I could tell them where it should be, and what it felt like to me, but people either knew what I was talking about or not, and I found it a shame that I couldn't get tango across effectively to those without strong proprioceptive skills- hence a visual and unbiased feedback device.
Hi Miles, well, I've gotten behind on the DIY Packet, but I added the component sources to the end of the original blog posting.
I think I know what you're talking about, but I don't know how knowing more about the feet would help. It would be interesting to find out. I'd love to hear a bit more about the specific problems your students are encountering and how you try to deal with them.
Hi Ms Hedgehog,
Well, I like to start off my students in close embrace. Not apilado, but on your own axis.
The problem being of helping people to find that sweet spot where they have their weight over their metatarsals while maintaining contact with the partner.
I can see their posture easily enough, but it's hard to "see" where they're holding their weight- yes, if I embrace them, and I do, but it's much more efficient if they can also work on this without me.
With this tool, they can get to know for themselves what "correct" feels like. Hopefully, so they become better learners and not need me :)
It would be confusing to have the contact when you don't yet have the ability to stand still and balance, alone, with all your own weight on one foot only. It takes quite a while to master that skill, and if you have another person there I'd be impressed if it's possible to avoid leaning on them. So I can see the problem. Maybe this will help you deal with it.

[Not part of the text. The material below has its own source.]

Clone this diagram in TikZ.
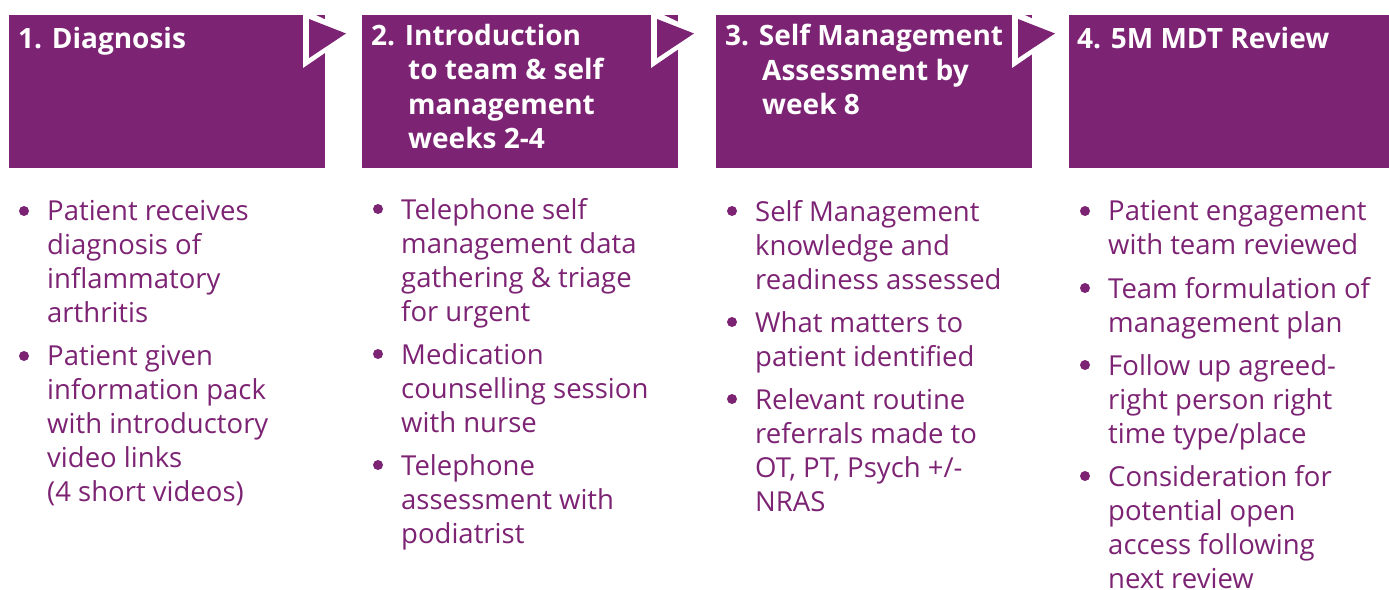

Anyway, something occurred to me today that I would really like to know from your measurements. After a long night of dancing the ball of my right foot gets much more tired and painful than the left. I know there are *some* leaders who pivot the lady on her right foot almost constantly for an entire tanda, and if you dance with one of those your evening is soon over, but what I'd like to know is, is it true for a normal dance that the right foot gets more of this punishment than the left? How much, in percentage terms?
sorry, my gadgets can't answer that, it's gonna be different every time.
Best I could do is hook you up so I could say that You, on X night, were this much on your right foot, and N much on your left, but would be meaningless for someone else :(
Do agree that women spend more time on their right than their left, and can be worse the more acrobatic your dance style.
[WARNING: Techno-Jumbo jargon with Bad mechanical metaphor of woman as machine]
Since the embrace is unequal, the lady's right hand provides an efficient lever for her left free leg, given that her standing right leg is nicely in the center, in fulcrum position. Whereas if you play with the right free leg, you lose that fulcrum, since her right hand is much closer to the center of the embrace.
TA-DA ! Standard tango answer when you don't know what you're talking about, "It's because of the embrace" :)
But if you keep it sweet, no need for levers and fulcrums, so more likely to keep foot use even.
Results
Tango is an Art ... duh :)
What I've found is that the sensors are good at telling me what a particular person or couple is doing, but not relevant for what others Should be doing. Yes, they're good for training in that person or couple's style, but not for any generalized conclusions about tango.